Virtual Insanity™: VR + Music

Well this is undoubtedly the coolest thing happening on a Monday night this summer. Babycastles is presenting a virtual reality art show and concert at VR World NYC.

Among the highlights is the Digital Museum of Digital Art, which Paddy and I have both experienced and raved about. It’s seriously one of the best art-viewing experiences you can have this week, so get yourself there ASAP.

Artists: Alfredo Salazar-Caro and his virtual institution Di Mo DAArt 404, Haleek Maul, James Orlando, HYPER.ZONE, LaJuné McMillian, Michelle Cortese, Michelle Senteio, Nicole Ruggiero, Prashast Thapan

Live performances by:
Icarus MothRAFiAHaleek Maul

Tue

Gallery Sensei

135 Eldridge Street
New York, NY
6:00 p.m. - 8:00 p.m. Website

Lin Wang: Tenant, Tranant, Trance

This show is only up for two days, a unusual duration for an installation that has to do, on some level, with time. Lin Wang’s semi-narrative installation alludes to past tenants of a surreal domestic space, which itself is somewhat anachronistic—referencing a cyborg future where the synthetic and prosthetic wait to merge with absent bodies. The artist has created a series of household appliances associated with comfort (fans, massage chairs, etc.) combined with wigs. Picture mounds of artificial hair quivering in anticipation of contact with a user. So creepy, yet so alluring.

Artists Space

55 Walker Street
New York, NY
7:00 p.m. - 9:30 p.m. Website

People's Cultural Plan Launch

This looks good: Mychal Johnson, community activist and member of South Bronx Unite, and artist Chloë Bass will discuss the ins and outs of the People’s Cultural Plan. It’s a grass-roots, social-justice focused alternative to the Department of Cultural Affairs’ CreateNYC plan, which launches this week. The guiding principles here are de-gentrification, cultural equity, and labor equity—three things the city desperately needs, in particular for the survival of the arts.

The event features drinks, opportunities for discussion and mingling, and translators in Chinese and Spanish. This is a great opportunity to meet other artists thinking politically and getting involved in the interrelated labor/gentrification struggles happening now in New York.

Wed

Equity Gallery

245 Broome Street
New York, NY
6:00 p.m. - 8:00 p.m. Website

Liana Finck: Passing for Human

Liana Finck is the most millennial comic artist I can think of for several reasons. For one, her pen-and-ink melancholic musings on relationships, existential angst, and the never-ending stresses of being a broke 20-something are relatable and often hilarious. Also, she’s built her fan base out of her popular Instagram account. Here’s a chance to see her work (some 80 drawings!) IRL.

EFA Project Space

323 West 39th Street
New York, NY
7:00 p.m. - 8:30 p.m.Website

Setting 1880-1920 / Dinner Party

Liliana Dirks-Goodman’s theatrical dinner party/lecture/performance will introduce guests to “the utopian design visions of seven first-wave white feminists” who lived in the decades surrounding the turn of the last century. This is the era when a lot of social “progressives” advocated for urban planning, design, and architectural movements intended to better the lives of the poor and immigrants. We often hear about men’s grand visions for the “city beautiful” or Garden City movements, but the fact that many of these visionaries and activists were women is often overlooked. Their different perspective was often aimed at improving the lives of women as well.

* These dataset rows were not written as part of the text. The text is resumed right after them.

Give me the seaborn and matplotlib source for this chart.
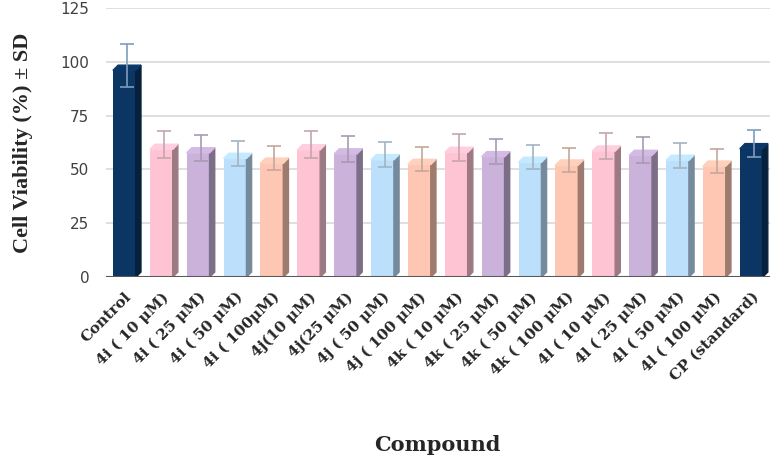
import numpy as np
import pandas as pd
import matplotlib
matplotlib.use("Agg")
import matplotlib.pyplot as plt
import matplotlib.colors as mcolors
from matplotlib.patches import Polygon
import seaborn as sns

compounds = ["Control",
             "4i ( 10 μM)", "4i ( 25 μM)", "4i ( 50 μM)", "4i ( 100μM)",
             "4j(10 μM)", "4j(25 μM)", "4j ( 50 μM)", "4j ( 100 μM)",
             "4k ( 10 μM)", "4k ( 25 μM)", "4k ( 50 μM)", "4k ( 100 μM)",
             "4l ( 10 μM)", "4l ( 25 μM)", "4l ( 50 μM)", "4l ( 100 μM)",
             "CP (standard)"]
viability = [96.0,
             59.3, 57.7, 55.1, 52.9,
             59.1, 57.2, 54.5, 52.3,
             57.9, 55.9, 53.3, 52.0,
             58.5, 56.5, 54.2, 51.5,
             59.6]
sd = [10.0,
      6.3, 6.0, 5.8, 5.6,
      6.2, 6.0, 5.7, 5.6,
      6.2, 5.9, 5.7, 5.6,
      6.2, 6.0, 5.8, 5.6,
      6.4]
bar_colors = ["#0b3562"] + ["#fec4d4", "#cab2db", "#bcdffb", "#fdc7b3"] * 4 + ["#0b3562"]

df = pd.DataFrame({"compound": compounds, "viability": viability, "sd": sd})

sns.set_style("white")
plt.rcParams["font.family"] = ["DejaVu Sans"]

fig, ax = plt.subplots(figsize=(7.79, 4.62), dpi=100)
fig.subplots_adjust(left=0.136, right=0.988, top=0.983, bottom=0.40)

sns.barplot(data=df, x="compound", y="viability", hue="compound",
            palette=bar_colors, legend=False, width=0.62, ax=ax,
            edgecolor="none", saturation=1)

# fake 3D side and top faces
dx, dy = 0.14, 2.4
for p, c in zip(ax.patches, bar_colors):
    x0, w, h = p.get_x(), p.get_width(), p.get_height()
    side = tuple(v * 0.62 for v in mcolors.to_rgb(c))
    ax.add_patch(Polygon([(x0 + w, 0), (x0 + w + dx, dy), (x0 + w + dx, h + dy), (x0 + w, h)],
                         closed=True, color=side, zorder=p.get_zorder()))
    top = tuple(min(1, v * 1.05) for v in mcolors.to_rgb(c))
    ax.add_patch(Polygon([(x0, h), (x0 + dx, h + dy), (x0 + w + dx, h + dy), (x0 + w, h)],
                         closed=True, color=top, zorder=p.get_zorder()))

xs = np.arange(len(compounds))
for x, v, e, c in zip(xs, viability, sd, bar_colors):
    ec = tuple(0.55 * a + 0.45 * 0.5 for a in mcolors.to_rgb(c))
    if c == "#0b3562":
        ec = "#7f9dbb"
    ax.errorbar(x + dx / 2, v + dy, yerr=e, fmt="none", ecolor=ec,
                elinewidth=1.2, capsize=5, capthick=1.2, zorder=5)

ax.set_ylim(0, 125)
ax.set_xlim(-0.5, len(compounds) - 0.5)
ax.set_yticks([0, 25, 50, 75, 100, 125])
ax.yaxis.grid(True, color="#d9d9d9", linewidth=1.2)
ax.set_axisbelow(True)
ax.axhline(0, color="#595959", linewidth=1.5, zorder=1)
for s in ax.spines.values():
    s.set_visible(False)

ax.tick_params(axis="y", labelsize=11, labelcolor="#404040", length=0, pad=12)
ax.tick_params(axis="x", length=0, pad=9)
ax.set_xticks(xs)
ax.set_xticklabels(compounds, rotation=45, ha="right", rotation_mode="anchor",
                   fontsize=11, fontweight="bold", family="DejaVu Serif")

ax.set_ylabel("Cell Viability (%) ± SD", fontsize=16, fontweight="bold",
              family="Liberation Serif", labelpad=20)
ax.set_xlabel("Compound", fontsize=15, fontweight="bold",
              family="DejaVu Serif", labelpad=37)

plt.savefig("out.png", dpi=100)
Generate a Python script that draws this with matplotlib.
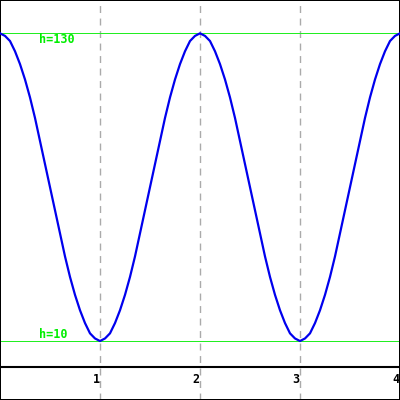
import matplotlib
matplotlib.use("Agg")
from matplotlib import pyplot as plt

# readings, every 0.05 along x
x_vals = [i * 0.05 for i in range(81)]
h_vals = [130, 129, 127, 123, 118, 112, 105, 97, 88, 79,
          70, 61, 52, 43, 35, 28, 22, 17, 13, 11,
          10, 11, 13, 17, 22, 28, 35, 43, 52, 61,
          70, 79, 88, 97, 105, 112, 118, 123, 127, 129,
          130, 129, 127, 123, 118, 112, 105, 97, 88, 79,
          70, 61, 52, 43, 35, 28, 22, 17, 13, 11,
          10, 11, 13, 17, 22, 28, 35, 43, 52, 61,
          70, 79, 88, 97, 105, 112, 118, 123, 127, 129,
          130]
x_ticks = [1, 2, 3, 4]
levels = [130, 10]
level_labels = ["h=130", "h=10"]

fig = plt.figure(figsize=(4, 4), dpi=100)
ax = fig.add_axes([0, 0, 1, 1])
ax.set_xlim(0, 4)
ax.set_ylim(-13, 143)
ax.set_xticks([])
ax.set_yticks([])
for side in ["left", "bottom", "top", "right"]:
    ax.spines[side].set_linewidth(1.44)
    ax.spines[side].set_color("black")

for t in x_ticks:
    ax.axvline(t, color="#aaaaaa", lw=1, ls=(0, (5, 4)), zorder=1)
    ax.text(t - 0.04, -2.5, str(t), ha="center", va="top", fontsize=8.5,
            fontweight="bold", family="DejaVu Sans Mono", color="black")
ax.axhline(0, color="black", lw=1.5, zorder=2)

for lv in levels:
    ax.axhline(lv, color="#22ee22", lw=0.72, antialiased=False, zorder=2)
ax.text(0.39, 127.5, level_labels[0], ha="left", va="center", fontsize=8.5,
        fontweight="bold", family="DejaVu Sans Mono", color="#00ee00")
ax.text(0.39, 12.5, level_labels[1], ha="left", va="center", fontsize=8.5,
        fontweight="bold", family="DejaVu Sans Mono", color="#00ee00")

ax.plot(x_vals, h_vals, color="#0000ee", lw=1.6, zorder=3)

fig.savefig("out.png", dpi=100)
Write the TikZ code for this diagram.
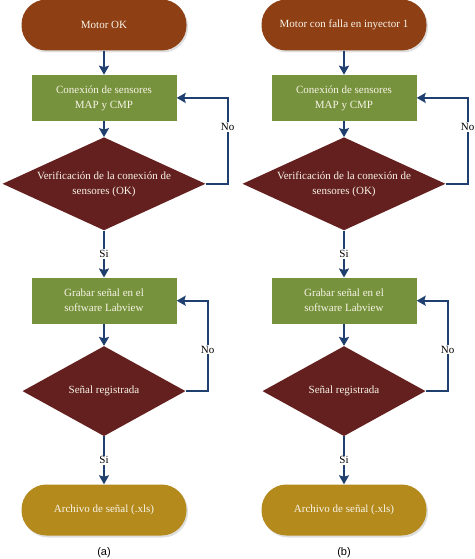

The dinner (arguably the most highly-gendered domestic social activity of the 20th Century) will be prepared by chef Kristin Worral, who will use recipes from Rumford Kitchen’s cookbook.

Thu

MX

167 Canal Street, 5th floor
New York, NY
6:00 p.m. - 9:00 p.m. Website

My fossil, my echo / my excess, my scrap

This exhibition is curated around the idea of anxieties related to the index.  The curatorial statement, from Gabrielle Jensen and Julia Lee, is a bit dense, but the show looks really promising. Chiefly, the concern here seems to be what becomes of an object once it is a record or fragment of itself?

I’m excited to see Carmen Neely included in this exhibition. When I met her on a studio visit years ago I was convinced she’d be an art star. Her work includes personified abstract forms that jump from piece to piece, personal objects embedded in canvases, and plenty of autobiographical ephemera worked into painterly compositions. It definitely fossilizes some weird stuff, and does it charmingly.

Artists: Cristine Brache, Isabel Legate, Carmen Neely, Kayode Ojo, Patrice Renee Washington

C24 Gallery

560 West 24th Street
New York, NY
6:30 p.m. - 8:30 p.m. Website

Facial Profiling

Curated by David C. Terry, this show looks at identity through the lens of seven NYSCA/NYFA Artists. The artists here touch on issues such as “the observed self, the portrayal of individuals as well as the perceived and projected self, and how we interpret/project imagery as portrait.” Included among the seven is master of selfies/constructed identity Sean Fader, so expect there to be a dash of humor among what could otherwise be heady navel gazing.

Artists: Samira Abbassy, Kwesi Abbensetts, Geoffrey Chadsey, Sean Fader, Michael Ferris Jr. , Kymia Nawabi, Oliver Wasow

Sat

New Museum

235 Bowery
New York, NY
1:30 p.m. - 6:00 p.m. Website

Digital Self-Defense and Empowerment Workshops

In conjunction with the exhibition Paul Ramírez Jonas: Half-Truths, the New Museum has teamed up with Equality Labs and NEW INC residents DATA X and Taeyoon Choi to offer an afternoon of workshops about surveillance and autonomy in the digital age. So spend a muggy Saturday nerding out to all your hacker fantasies in the New Museum’s air conditioning.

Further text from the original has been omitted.